Here's where we get into the relevance of Flatland. Flatland is a book which tells about the adventures of a square who lives in two dimensions. The square knows nothing of the third dimension, indeed, the thought that there might be a third dimension has never crossed his mind. The author deals with the many difficulties of life in two dimensions, including the fact that no matter what two dimensional shape you are, people only see you as a line, or, if you are a line looking at them end on, a point. The people of Flatland have devised all sorts of ingenious methods to determine each other's shape, including feeling each others verticies as a kind of handshake, or, in misty regions, recognizing that a line sloping away from you with greater steepness would fade more quickly into the mist.
One day the square is visited by a sphere from the third dimension. The sphere seems to call out to the square with a disembodied voice, because he is not in the plane that defines the square’s limited world. When the sphere enters the square’s plane, he appears as a point, and then a tiny circle, and grows larger and larger until a great circle, his radial plane, sits in the plane of the square. The square is astonished and believes it to be sorcery, witchcraft, a miracle, or a trick of the eye. He is further amazed to hear that from where the sphere floats above the square’s plane, he can see what everyone is doing, what shape everyone is, and indeed, what is inside of every shape. He can even pass right into what the square feels to be his guts. The sphere tries to tell the square in which direction is the third dimension, but the square cannot comprehend it. The third dimension is up, but not north. It is a dimension that is infinitesimally close at every point in the square’s world, but yet it is unmeasurable. One cannot even point in its direction. It isn’t until the sphere takes the square forcibly out of the plane that he can see like the sphere and he realizes that his view of the world has been extremely limited… he lived in one plane of the infinitely many planes that exist in three dimensions.

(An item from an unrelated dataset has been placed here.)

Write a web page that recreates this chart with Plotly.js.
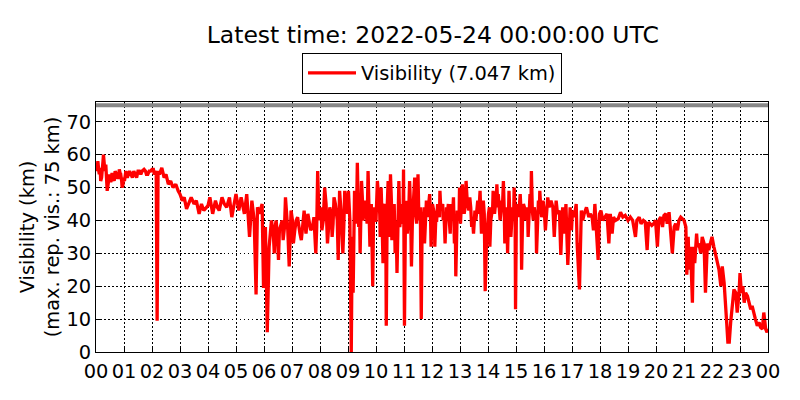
<!DOCTYPE html>
<html>
<head>
<meta charset="utf-8">
<script src="https://cdn.plot.ly/plotly-3.0.1.min.js"></script>
<style>
  html, body { margin: 0; padding: 0; background: #fff; }
  #chart { width: 800px; height: 400px; }
</style>
</head>
<body>
<div id="chart"></div>
<script>
// minutes after 2022-05-23 00:00 UTC
const minutes = [
  0, 2, 4, 7, 10, 13, 16, 19, 21, 24, 27, 30, 34, 37, 41, 46, 50, 53, 56, 59,
  62, 67, 72, 78, 84, 90, 96, 103, 108, 114, 120, 125, 129, 131, 133, 136, 141, 146, 150, 155,
  160, 165, 171, 176, 180, 185, 189, 194, 199, 204, 210, 215, 221, 226, 231, 236,
  240, 244, 250, 256, 260, 264, 270, 275, 280, 286, 291, 296, 300, 306, 311, 318, 323, 329, 334, 339,
  343, 346, 350, 356, 359, 363, 367, 371, 376, 382, 386, 391, 396, 401, 406, 411, 414, 418, 423, 429,
  434, 440, 446, 450, 457, 464, 471, 475, 478,
  479, 484, 490, 496, 501, 506, 510, 515, 519, 522, 529, 533, 539, 541, 544, 547, 551, 554, 558, 560,
  563, 566, 569, 572, 576, 579, 583, 587, 590, 593, 597, 603, 606, 609, 611, 615, 619, 622, 626, 629,
  631, 634, 639, 641, 645, 649, 653, 656, 659, 661, 664, 667, 672, 676, 679, 683, 687, 690, 693, 697,
  701, 704, 708, 711, 715, 718,
  721, 723, 726, 730, 734, 737, 741, 744, 748, 751, 755, 759, 762, 766, 768, 771, 776, 779, 781, 785,
  789, 793, 797, 801, 805, 809, 812, 816, 819, 823, 826, 830, 834, 837, 841, 844, 848, 851, 856, 859,
  862, 866, 869, 873, 876, 880, 882, 885, 889, 893, 896, 899, 901, 905, 909, 912, 916, 919, 923, 926,
  930, 933, 937, 941, 944, 948, 951, 955, 958,
  961, 963, 968, 971, 975, 979, 982, 986, 989, 993, 996, 1000, 1004, 1007, 1011, 1016, 1019, 1021, 1025, 1029,
  1031, 1036, 1040, 1043, 1046, 1051, 1056, 1059, 1063, 1066, 1069, 1071, 1076, 1079, 1082, 1086, 1090, 1095, 1099, 1102,
  1106, 1109, 1113, 1119, 1124, 1129, 1134, 1140, 1145, 1150, 1156, 1159, 1164, 1168, 1173, 1177, 1181, 1184, 1191, 1195,
  1199, 1203, 1206, 1210, 1214, 1217, 1221, 1224, 1228, 1231, 1235, 1239, 1242, 1246, 1249, 1253, 1256, 1260, 1264, 1266,
  1269, 1271, 1274, 1278, 1280, 1283, 1287, 1289, 1292, 1296, 1299, 1303, 1306, 1310, 1313, 1317, 1320, 1324, 1328, 1331,
  1335, 1339, 1342, 1346, 1349, 1351, 1354, 1357, 1360, 1364, 1367, 1371, 1374, 1378, 1380, 1383, 1386, 1389, 1392, 1396,
  1399, 1403, 1406, 1410, 1413, 1417, 1421, 1424, 1428, 1431, 1435, 1438, 1440
];

// visibility, km
const visibility = [
  56, 55, 58, 54, 52, 57, 60, 55, 57, 49, 53, 52, 54, 53, 55, 53, 55.5, 54, 50, 53,
  54, 53, 55, 53, 54, 55, 54, 55.5, 54, 55, 55.5, 54, 55, 9.5, 55, 54, 56, 53, 54, 51,
  52, 50, 51, 49, 48, 46, 47, 43.5, 45, 47, 45, 46, 42, 45, 43, 44,
  44.5, 47, 42, 46, 44, 43, 47, 45, 44, 47, 41, 45, 48, 43, 47, 42, 48, 35, 46, 40,
  17.5, 44, 42, 45, 19.5, 38, 6, 32, 40, 30, 40, 28, 39, 34, 47, 37, 26, 43, 33, 40,
  38, 34, 43, 36, 40, 38, 30, 55, 40,
  42, 37, 50, 33, 44, 35, 47, 43, 28, 49, 30, 49, 42, 49, 40, 0, 18, 49, 39, 57.5,
  38, 30, 52, 40, 46, 40, 55, 32, 45, 20, 40, 52, 44, 35, 50, 27, 45, 8, 52, 35,
  54, 34, 45, 30, 24, 52, 42, 39, 55.5, 8, 46, 36, 52, 26, 42, 53, 39, 54, 42, 10,
  40, 33, 46, 41, 48, 32,
  45, 43, 32, 40, 42, 49, 44, 40, 33, 44, 45, 36, 44, 47, 33, 23, 40, 50, 39, 51,
  42, 52, 45, 47, 38, 36, 43, 44, 42, 49, 36, 46, 18.5, 35, 42, 32, 43, 49, 45, 51,
  48, 40, 46, 52, 33, 44, 30, 49, 35, 44, 50, 13, 45, 41, 48, 25, 45, 42, 44, 35,
  48, 55, 40, 42, 30, 46, 49, 41, 46,
  42, 37, 47, 44, 46, 44, 35, 46, 42, 43, 29.5, 44, 36, 45, 26.5, 44, 37, 43, 41, 45,
  33, 19, 43, 40, 42, 44, 41, 42, 41, 37, 45, 39, 28, 42, 43, 40, 41, 42, 33, 42,
  36, 41, 40, 40.5, 42.5, 41, 41.5, 40, 41, 40, 35, 40, 41, 39, 40, 39.5, 31, 39.5, 38.5, 39,
  40, 32, 40, 41, 38, 41.5, 42, 39, 42.5, 36, 30, 38, 39, 37, 40, 41, 40.5, 40, 38, 23.5,
  35, 25, 32, 15, 32, 27, 36, 32, 33, 30, 35, 33, 18, 33, 31, 33, 35, 32, 29, 28,
  25, 20, 26, 21, 16, 10, 3, 3, 9, 16, 19, 18, 12, 18, 24, 18, 20, 15, 18, 17,
  15, 13, 14, 11, 10, 8, 9, 7.5, 7, 12, 7, 6, 7.047
];

// further readings of the dense noise band (same units), merged in by time
const bandMinutes = [
  1, 3, 6, 9, 12, 15, 18, 23, 26, 29, 32, 36, 39, 44, 48, 52, 55, 58, 61, 64,
  70, 75, 81, 87, 93, 99, 106, 111, 117, 123,
  380, 384, 389, 393, 399, 404, 409, 416, 421, 426,
  432, 437, 443, 448, 454, 460, 467, 473,
  482, 487, 493, 499, 504, 508, 513, 517, 525, 531, 536,
  549, 556, 562, 565, 568, 571, 574, 578, 581, 585, 589, 595, 600, 605,
  608, 613, 617, 621, 624, 628, 633, 637, 643, 647, 651, 655, 658, 663, 666, 670,
  674, 678, 681, 685, 689, 692, 695, 699, 703, 706, 710, 713, 717,
  725, 728, 732, 736, 739, 743, 746, 750, 753, 757, 761, 764, 770, 774, 778, 783, 787,
  791, 795, 799, 803, 807, 811, 814, 818, 821, 825, 828, 832, 839, 843, 846, 850, 854, 857,
  861, 864, 868, 871, 875, 878, 884, 887, 891, 895, 898, 903, 907, 911, 914, 918, 921, 925, 928,
  932, 935, 939, 943, 946, 950, 953, 957
];
const bandVisibility = [
  57, 56, 55, 56, 53, 58, 57, 52, 51, 54, 52, 54, 52, 54, 53, 54, 52, 51, 52, 55,
  54, 54, 55, 53, 55, 55, 55, 54, 55, 55.5,
  36, 38, 35, 37, 40, 38, 42, 38, 40, 37,
  41, 36, 40, 39, 42, 37, 41, 38,
  44, 40, 45, 39, 42, 39, 45, 40, 43, 38, 45,
  35, 42, 45, 40, 44, 46, 42, 44, 39, 43, 40, 44, 40, 47,
  42, 40, 44, 38, 44, 42, 46, 40, 40, 44, 38, 45, 41, 40, 44, 42,
  44, 40, 47, 42, 45, 40, 44, 42, 44, 40, 43, 45, 40,
  42, 40, 45, 41, 43, 45, 41, 40, 42, 40, 45, 41, 38, 43, 41, 44, 46,
  44, 47, 43, 44, 40, 42, 40, 46, 44, 41, 43, 42, 40, 44, 40, 44, 42, 44,
  44, 42, 43, 44, 42, 40, 42, 41, 40, 42, 44, 43, 44, 42, 40, 44, 40, 42, 43,
  44, 43, 44, 40, 43, 42, 44, 42
];

const dayStart = '2022-05-23';
const dayEnd = '2022-05-24';
const latest = visibility[visibility.length - 1];

function pad(n) { return (n < 10 ? '0' : '') + n; }
function stamp(m) {
  const day = m >= 1440 ? dayEnd : dayStart;
  const mm = m % 1440;
  return day + ' ' + pad(Math.floor(mm / 60)) + ':' + pad(mm % 60);
}

// merge both sets of readings in time order
const rows = minutes.map((m, i) => [m, visibility[i]])
  .concat(bandMinutes.map((m, i) => [m, bandVisibility[i]]))
  .sort((a, b) => a[0] - b[0]);

const trace = {
  x: rows.map(r => stamp(r[0])),
  y: rows.map(r => r[1]),
  type: 'scatter',
  mode: 'lines',
  name: 'Visibility (' + latest.toFixed(3) + ' km)',
  line: { color: '#ff0000', width: 3.3 }
};

const font = { family: 'DejaVu Sans, sans-serif', size: 19.4, color: '#000' };

const layout = {
  width: 800,
  height: 400,
  margin: { l: 96, r: 32, t: 102, b: 48 },
  paper_bgcolor: '#fff',
  plot_bgcolor: '#fff',
  font: font,
  title: {
    text: 'Latest time: 2022-05-24 00:00:00 UTC',
    font: { family: 'DejaVu Sans, sans-serif', size: 23.5, color: '#000' },
    x: 0.541, xanchor: 'center',
    y: 0.913, yanchor: 'middle'
  },
  showlegend: true,
  legend: {
    x: 0.5, xanchor: 'center',
    y: 1.197, yanchor: 'top',
    orientation: 'h',
    bordercolor: '#000',
    borderwidth: 1,
    bgcolor: '#fff',
    font: font,
    itemwidth: 48
  },
  xaxis: {
    type: 'date',
    range: [dayStart + ' 00:00', dayEnd + ' 00:00'],
    tick0: dayStart + ' 00:00',
    dtick: 3600000,
    tickformat: '%H',
    ticks: 'inside',
    ticklen: 5,
    tickcolor: '#000',
    ticklabelstandoff: 2,
    showline: true,
    linecolor: '#000',
    linewidth: 1,
    mirror: 'ticks',
    showgrid: true,
    gridcolor: '#000',
    griddash: '1.5px,2.5px',
    gridwidth: 1,
    zeroline: false,
    tickfont: font
  },
  yaxis: {
    range: [0, 76],
    tick0: 0,
    dtick: 10,
    ticks: 'inside',
    ticklen: 5,
    tickcolor: '#000',
    showline: true,
    linecolor: '#000',
    linewidth: 1,
    mirror: 'ticks',
    showgrid: true,
    gridcolor: '#000',
    griddash: '1.5px,2.5px',
    gridwidth: 1,
    zeroline: false,
    tickfont: font,
    title: {
      text: 'Visibility (km)<br>(max. rep. vis.: 75 km)',
      font: font,
      standoff: 1
    }
  },
  shapes: [{
    type: 'line',
    xref: 'paper', x0: 0, x1: 1,
    yref: 'y', y0: 75, y1: 75,
    line: { color: '#888', width: 4 }
  }]
};

Plotly.newPlot('chart', [trace], layout, { displayModeBar: false, staticPlot: true });
</script>
</body>
</html>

So, to return to our church group in the third dimension, they had some major problems which I think many Christians and non-Christians do. First: How can Man be made in the image of God if Man evolved from one-celled organisms? [An aside: I accept the theory of evolution as I do the theory of gravitation (with some caveats; and with the knowledge that the fundamentals of gravity are probably even less well understood than evolution). Evolution is a powerful and accurate way to understand the natural world within the framework of science.]
For my part, I asked the church group what they thought that God looked like. Does he really look like an old man with a white flowing beard and white robes full of lightning bolts? Every human being looks different; which one of us does God look like? I think most people would agree that God has no real current physical manifestation: he is a purely spiritual being. If he is a spiritual being then the outer shell that houses the image of God is of an arbitrary shape, and there is no requirement for what it looks like or even that it remains unchanging. The vessel of the image of God could look like anything, from a single-celled organism on up. The key is that the image of God, the spiritual being, would most likely be itself a spiritual being, that is, the soul. God filled the vessel of his choosing with a god-like soul, and thus Mankind lives as the image of God regardless of how Man achieved his current body shape (though there is no reason God couldn’t have had some hand in that, as well, or that other living things can’t also have some manifestation of a soul). This directly relates to the sort of dual existence of man, as a corporeal being and a spiritual being. I’ve talked before about how I think these two essences of man relate; that is, the body and mind exist here in this three dimensional space, and the soul communicates with the mind kind of like a two-way radio.
Secondly, the church group had a problem with God’s ever-presence. Already we have seen how the sphere could seem to be God-like. Merely by having the perspective of the third dimension, the sphere could see the shapes and locations of all of the people in the square’s plane; he could even see the inside of the square itself. It is natural for the scientific mind to scoff at the idea that God could be simultaneously everywhere and “invisible”, or that the soul could be at once inside you and yet located nowhere. But after all, the third dimension is infinitesimally removed from any plane, and yet completely unmeasurable by the people who live in that plane. Heaven, the realm of God, the plane of the divine, whatever you want to call it, could be almost tangent at every point to our world and yet completely unmeasurable. No one would even be able to point his finger in the direction to be measured. One could ask of my former ponderings, “How do the soul and mind communicate, and over what distance?” The manner by which they communicate is of course unknown (though middaymoon has some good ideas), but the distance across which they communicate could be practically nothing, with no logical gaps in our understanding of space.
So the question then is perhaps, “what is special about God?” To a square, any being of three dimensions might seem like a God. Is Heaven really just a fourth spatial dimension, along with many more (perhaps the 26 or so required for string theory?) I don’t think so. One must consider time, since time is another dimension, but one which is experienced completely differently than any of the other dimensions. Why is time different from the spatial dimensions? After all, a point which is translated through space is a line. A line, translated through space, could be a square. A square, translated through space could be a cube. A cube translated through space is perhaps a hypercube, but a person translated through time is a life, isn’t it? Why?
I would guess that the dimension of God would be a dimension like time in that it is experienced in a completely different way from the other known dimensions. Just as the sphere could create miracles by sliding in and out of the square’s plane, so God might create miracles by sliding in and out of the known Universe, disturbing the fabric of space-time.
Thus I end by saying that while many people interested in science tend to employ a type of “practical atheism” while in engaging the incredibly rewarding pursuit of the Game, this practical atheism does not have to amount to Doublethink or outright hypocrisy. The mere fact that such Doublethink exists in the mind of the Christian scientist undermines both his desire to be a good scientist and his desire to be a good Christian. One shouldn’t be afraid to think and reason and talk about the seemingly contradictory facts of religion and science. One shouldn’t shun scientific reasoning on the basis that it will undermine the faith. One shouldn’t shun religion on the basis that it will undermine the Game. Instead, we should see the Game as a vector subspace of reality, and see that all natural processes belong as elements of both the Game and of reality, but that all of reality doesn’t belong in the subspace of the Game. True faith would allow a person to explore every corner of the universe with the knowledge that the proof of the non-existence of God will not be forthcoming.